• [What the task asks]: Return the material exactly, first line through the line containing "(0,0) rectangle (1568,1339);", and nothing more. Pictures stay out.

• [Data extract]:
>>
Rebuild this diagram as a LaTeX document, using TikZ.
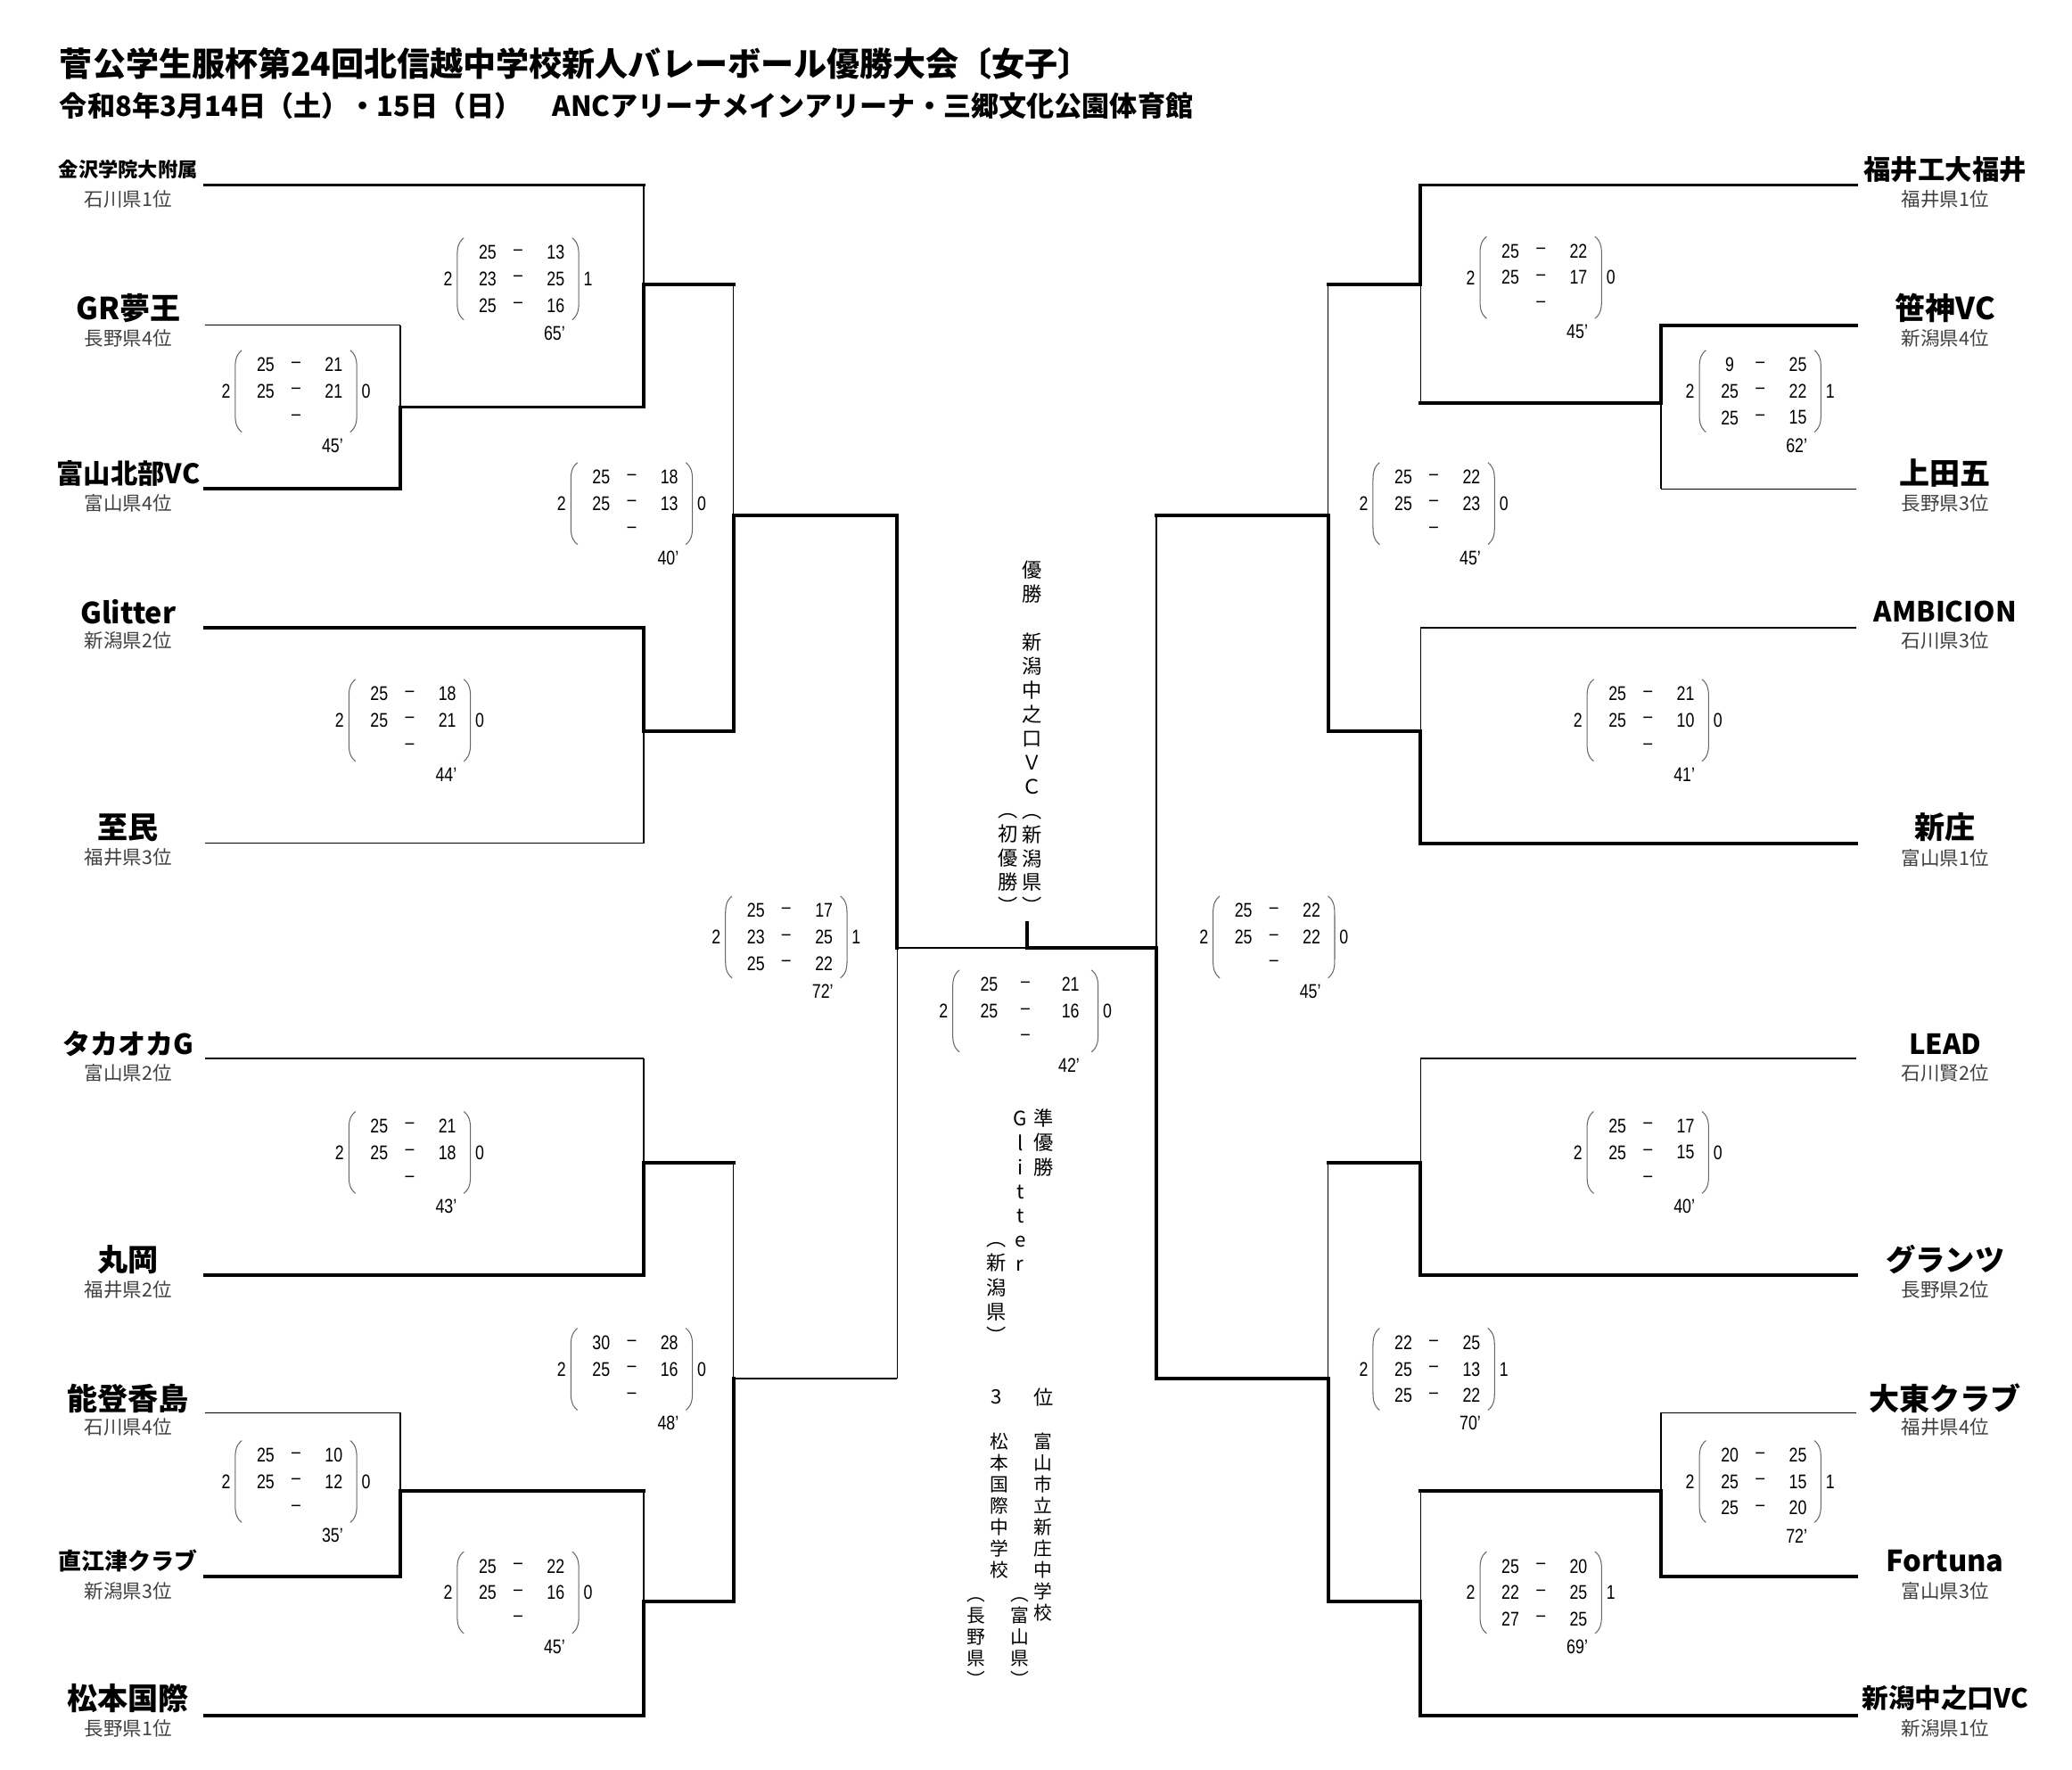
\documentclass[tikz,border=0pt]{standalone}
\usepackage{fontspec}
\setmainfont{Noto Sans CJK JP}
\newfontfamily\numfont{Liberation Sans}[FakeStretch=0.8]
\usetikzlibrary{calc}

\newcommand{\fs}[1]{\fontsize{#1}{#1}\selectfont}
\newcommand{\vs}{\vphantom{国}}

\tikzset{
  win/.style={line width=2.6pt, line cap=rect},
  lose/.style={line width=1.1pt},
  paren/.style={line width=0.7pt, black!60},
  team/.style={font=\fs{#1}\bfseries, inner sep=0},
  team/.default=23,
  pref/.style={font=\fs{14.5}, text=black!75, inner sep=0},
  pts/.style={font=\numfont\fs{15}, inner sep=0},
  vert/.style={align=center, inner sep=0, anchor=north},
}

% one match of the bracket: top, bottom, junction, then the four segment styles
\newcommand{\bout}[7]{%
  \draw[#4] (#1) -- (#1 -| #3);
  \draw[#5] (#1 -| #3) -- (#3);
  \draw[#6] (#2) -- (#2 -| #3);
  \draw[#7] (#2 -| #3) -- (#3);}

% set scores of a match
\newcommand{\scorebox}[7][46]{%
  \begin{scope}[shift={(#3)}]
    \draw[paren] (-#1+5,-31) .. controls (-#1,-27) and (-#1,-22) .. (-#1,-16) -- (-#1,16) .. controls (-#1,22) and (-#1,27) .. (-#1+5,31);
    \draw[paren] (#1-5,-31) .. controls (#1,-27) and (#1,-22) .. (#1,-16) -- (#1,16) .. controls (#1,22) and (#1,27) .. (#1-5,31);
    \node[pts] (#2-l) at (-#1-7,0) {#4};
    \node[pts] (#2-r) at (#1+7,0) {#5};
    \foreach \a/\b [count=\i] in {#6} {
      \node[pts] (#2-a\i) at (-0.5*#1,-40+20*\i) {\a};
      \node[pts] (#2-d\i) at (0,-40+20*\i) {–};
      \node[pts] (#2-b\i) at (0.62*#1,-40+20*\i) {\b};
    }
    \node[pts] (#2-t) at (0.6*#1,41) {#7};
  \end{scope}}

\begin{document}
\begin{tikzpicture}[x=1pt, y=-1pt]
\useasboundingbox (0,0) rectangle (1568,1339);

% title
\node[anchor=west, inner sep=0, font=\fs{25}\bfseries] (title) at (45,48) {菅公学生服杯第24回北信越中学校新人バレーボール優勝大会〔女子〕};
\node[anchor=west, inner sep=0, font=\fs{21}\bfseries] (date) at (45,80) {令和8年3月14日（土）・15日（日）\hspace{1.1em}ANCアリーナメインアリーナ・三郷文化公園体育館};

% left teams
\node[team=15] (kanazawa) at (97,128) {金沢学院大附属};
\node[pref] (kanazawa-p) at (97,151) {石川県1位};
\node[team] (gr) at (97,233) {GR夢王};
\node[pref] (gr-p) at (97,256) {長野県4位};
\node[team=20.5] (hokubu) at (97,358) {富山北部VC};
\node[pref] (hokubu-p) at (97,381) {富山県4位};
\node[team=22] (glitter) at (97,463) {Glitter};
\node[pref] (glitter-p) at (97,485) {新潟県2位};
\node[team] (shimin) at (97,626) {至民};
\node[pref] (shimin-p) at (97,649) {福井県3位};
\node[team=21] (takaoka) at (97,790) {タカオカG};
\node[pref] (takaoka-p) at (97,812) {富山県2位};
\node[team] (maruoka) at (97,953) {丸岡};
\node[pref] (maruoka-p) at (97,976) {福井県2位};
\node[team] (noto) at (97,1058) {能登香島};
\node[pref] (noto-p) at (97,1080) {石川県4位};
\node[team=17.5] (naoetsu) at (97,1181) {直江津クラブ};
\node[pref] (naoetsu-p) at (97,1204) {新潟県3位};
\node[team] (matsumoto) at (97,1285) {松本国際};
\node[pref] (matsumoto-p) at (97,1308) {長野県1位};

% right teams
\node[team=20.5] (fukui) at (1472,128) {福井工大福井};
\node[pref] (fukui-p) at (1472,151) {福井県1位};
\node[team] (sasakami) at (1472,233) {笹神VC};
\node[pref] (sasakami-p) at (1472,256) {新潟県4位};
\node[team] (ueda) at (1472,358) {上田五};
\node[pref] (ueda-p) at (1472,381) {長野県3位};
\node[team=21] (ambicion) at (1472,463) {AMBICION};
\node[pref] (ambicion-p) at (1472,485) {石川県3位};
\node[team] (shinjo) at (1472,626) {新庄};
\node[pref] (shinjo-p) at (1472,649) {富山県1位};
\node[team=21] (lead) at (1472,790) {LEAD};
\node[pref] (lead-p) at (1472,812) {石川賢2位};
\node[team=22.5] (grants) at (1472,953) {グランツ};
\node[pref] (grants-p) at (1472,976) {長野県2位};
\node[team] (daito) at (1472,1058) {大東クラブ};
\node[pref] (daito-p) at (1472,1080) {福井県4位};
\node[team=22] (fortuna) at (1472,1181) {Fortuna};
\node[pref] (fortuna-p) at (1472,1204) {富山県3位};
\node[team=20] (nakanokuchi) at (1472,1285) {新潟中之口VC};
\node[pref] (nakanokuchi-p) at (1472,1308) {新潟県1位};

% line ends
\coordinate (L1) at (155,140);  \coordinate (R1) at (1405,140);
\coordinate (L2) at (155,246);  \coordinate (R2) at (1405,246);
\coordinate (L3) at (155,370);  \coordinate (R3) at (1405,370);
\coordinate (L4) at (155,475);  \coordinate (R4) at (1405,475);
\coordinate (L5) at (155,638);  \coordinate (R5) at (1405,638);
\coordinate (L6) at (155,801);  \coordinate (R6) at (1405,801);
\coordinate (L7) at (155,965);  \coordinate (R7) at (1405,965);
\coordinate (L8) at (155,1069); \coordinate (R8) at (1405,1069);
\coordinate (L9) at (155,1193); \coordinate (R9) at (1405,1193);
\coordinate (L10) at (155,1298); \coordinate (R10) at (1405,1298);

% junctions
\coordinate (jA) at (303,308);  \coordinate (kA) at (1257,305);
\coordinate (jB) at (487,215);  \coordinate (kB) at (1075,215);
\coordinate (jC) at (487,553);  \coordinate (kC) at (1075,553);
\coordinate (jD) at (555,390);  \coordinate (kD) at (1005,390);
\coordinate (jE) at (487,880);  \coordinate (kE) at (1075,880);
\coordinate (jF) at (303,1128); \coordinate (kF) at (1257,1128);
\coordinate (jG) at (487,1212); \coordinate (kG) at (1075,1212);
\coordinate (jH) at (555,1043); \coordinate (kH) at (1005,1043);
\coordinate (jI) at (679,717);  \coordinate (kI) at (875,717);
\coordinate (cup) at (777,698); \coordinate (fin) at (777,717);

% left bracket
\bout{L2}{L3}{jA}{lose}{lose}{win}{win}
\bout{L1}{jA}{jB}{win}{lose}{win}{win}
\bout{L4}{L5}{jC}{win}{win}{lose}{lose}
\bout{jB}{jC}{jD}{win}{lose}{win}{win}
\bout{L6}{L7}{jE}{lose}{lose}{win}{win}
\bout{L8}{L9}{jF}{lose}{lose}{win}{win}
\bout{jF}{L10}{jG}{win}{lose}{win}{win}
\bout{jE}{jG}{jH}{win}{lose}{win}{win}
\bout{jD}{jH}{jI}{win}{win}{lose}{lose}

% right bracket
\bout{R2}{R3}{kA}{win}{win}{lose}{lose}
\bout{R1}{kA}{kB}{win}{win}{win}{lose}
\bout{R4}{R5}{kC}{lose}{lose}{win}{win}
\bout{kB}{kC}{kD}{win}{lose}{win}{win}
\bout{R6}{R7}{kE}{lose}{lose}{win}{win}
\bout{R8}{R9}{kF}{lose}{lose}{win}{win}
\bout{kF}{R10}{kG}{win}{lose}{win}{win}
\bout{kE}{kG}{kH}{win}{lose}{win}{win}
\bout{kD}{kH}{kI}{win}{lose}{win}{win}

% final
\draw[lose] (jI) -- (fin);
\draw[win] (cup) -- (fin) -- (kI);

% scores, left
\scorebox{sA}{224,296}{2}{0}{25/21,25/21,{}/{}}{45’}
\scorebox{sB}{392,211}{2}{1}{25/13,23/25,25/16}{65’}
\scorebox{sC}{310,545}{2}{0}{25/18,25/21,{}/{}}{44’}
\scorebox{sD}{478,381}{2}{0}{25/18,25/13,{}/{}}{40’}
\scorebox{sE}{310,872}{2}{0}{25/21,25/18,{}/{}}{43’}
\scorebox{sF}{224,1121}{2}{0}{25/10,25/12,{}/{}}{35’}
\scorebox{sG}{392,1205}{2}{0}{25/22,25/16,{}/{}}{45’}
\scorebox{sH}{478,1036}{2}{0}{30/28,25/16,{}/{}}{48’}
\scorebox{sI}{595,709}{2}{1}{25/17,23/25,25/22}{72’}
% scores, right
\scorebox{tA}{1332,296}{2}{1}{9/25,25/22,25/15}{62’}
\scorebox{tB}{1166,210}{2}{0}{25/22,25/17,{}/{}}{45’}
\scorebox{tC}{1247,545}{2}{0}{25/21,25/10,{}/{}}{41’}
\scorebox{tD}{1085,381}{2}{0}{25/22,25/23,{}/{}}{45’}
\scorebox{tE}{1247,872}{2}{0}{25/17,25/15,{}/{}}{40’}
\scorebox{tF}{1332,1121}{2}{1}{20/25,25/15,25/20}{72’}
\scorebox{tG}{1166,1205}{2}{1}{25/20,22/25,27/25}{69’}
\scorebox{tH}{1085,1036}{2}{1}{22/25,25/13,25/22}{70’}
\scorebox{tI}{964,709}{2}{0}{25/22,25/22,{}/{}}{45’}
% final score
\scorebox[55]{sFinal}{776,765}{2}{0}{25/21,25/16,{}/{}}{42’}

% results in the middle
\node[vert, font=\fontsize{15}{18.2}\selectfont] (champ) at (781,424) {\vs 優\\勝\\[18.2pt]新\\潟\\中\\之\\口\\Ｖ\\Ｃ\\︵\\新\\潟\\県\\︶};
\node[vert, font=\fontsize{15}{18.2}\selectfont] (champ-n) at (763,606) {\vs︵\\初\\優\\勝\\︶};
\node[vert, font=\fontsize{15}{18.4}\selectfont] (second) at (790,839) {\vs 準\\優\\勝};
\node[vert, font=\fontsize{15}{18.3}\selectfont] (second-t) at (772,840) {\vs G\\l\\i\\t\\t\\e\\r};
\node[vert, font=\fontsize{15}{18.3}\selectfont] (second-p) at (754,931) {\vs︵\\新\\潟\\県\\︶};
\node[inner sep=0, font=\fs{15}] (third-a) at (754,1057) {3};
\node[inner sep=0, font=\fs{15}] (third-b) at (790,1057) {位};
\node[vert, font=\fontsize{14}{16.2}\selectfont] (third1) at (789,1084) {\vs 富\\山\\市\\立\\新\\庄\\中\\学\\校};
\node[vert, font=\fontsize{14}{16.2}\selectfont] (third1-p) at (772,1200) {\vs︵\\富\\山\\県\\︶};
\node[vert, font=\fontsize{14}{16.2}\selectfont] (third2) at (756,1084) {\vs 松\\本\\国\\際\\中\\学\\校};
\node[vert, font=\fontsize{14}{16.2}\selectfont] (third2-p) at (739,1200) {\vs︵\\長\\野\\県\\︶};
\end{tikzpicture}
\end{document}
<<
• [Response below]:
Rebuild this diagram as a LaTeX document, using TikZ.
\documentclass[tikz,border=0pt]{standalone}
\usepackage{fontspec}
\setmainfont{Noto Sans CJK JP}
\newfontfamily\numfont{Liberation Sans}[FakeStretch=0.8]
\usetikzlibrary{calc}

\newcommand{\fs}[1]{\fontsize{#1}{#1}\selectfont}
\newcommand{\vs}{\vphantom{国}}

\tikzset{
  win/.style={line width=2.6pt, line cap=rect},
  lose/.style={line width=1.1pt},
  paren/.style={line width=0.7pt, black!60},
  team/.style={font=\fs{#1}\bfseries, inner sep=0},
  team/.default=23,
  pref/.style={font=\fs{14.5}, text=black!75, inner sep=0},
  pts/.style={font=\numfont\fs{15}, inner sep=0},
  vert/.style={align=center, inner sep=0, anchor=north},
}

% one match of the bracket: top, bottom, junction, then the four segment styles
\newcommand{\bout}[7]{%
  \draw[#4] (#1) -- (#1 -| #3);
  \draw[#5] (#1 -| #3) -- (#3);
  \draw[#6] (#2) -- (#2 -| #3);
  \draw[#7] (#2 -| #3) -- (#3);}

% set scores of a match
\newcommand{\scorebox}[7][46]{%
  \begin{scope}[shift={(#3)}]
    \draw[paren] (-#1+5,-31) .. controls (-#1,-27) and (-#1,-22) .. (-#1,-16) -- (-#1,16) .. controls (-#1,22) and (-#1,27) .. (-#1+5,31);
    \draw[paren] (#1-5,-31) .. controls (#1,-27) and (#1,-22) .. (#1,-16) -- (#1,16) .. controls (#1,22) and (#1,27) .. (#1-5,31);
    \node[pts] (#2-l) at (-#1-7,0) {#4};
    \node[pts] (#2-r) at (#1+7,0) {#5};
    \foreach \a/\b [count=\i] in {#6} {
      \node[pts] (#2-a\i) at (-0.5*#1,-40+20*\i) {\a};
      \node[pts] (#2-d\i) at (0,-40+20*\i) {–};
      \node[pts] (#2-b\i) at (0.62*#1,-40+20*\i) {\b};
    }
    \node[pts] (#2-t) at (0.6*#1,41) {#7};
  \end{scope}}

\begin{document}
\begin{tikzpicture}[x=1pt, y=-1pt]
\useasboundingbox (0,0) rectangle (1568,1339);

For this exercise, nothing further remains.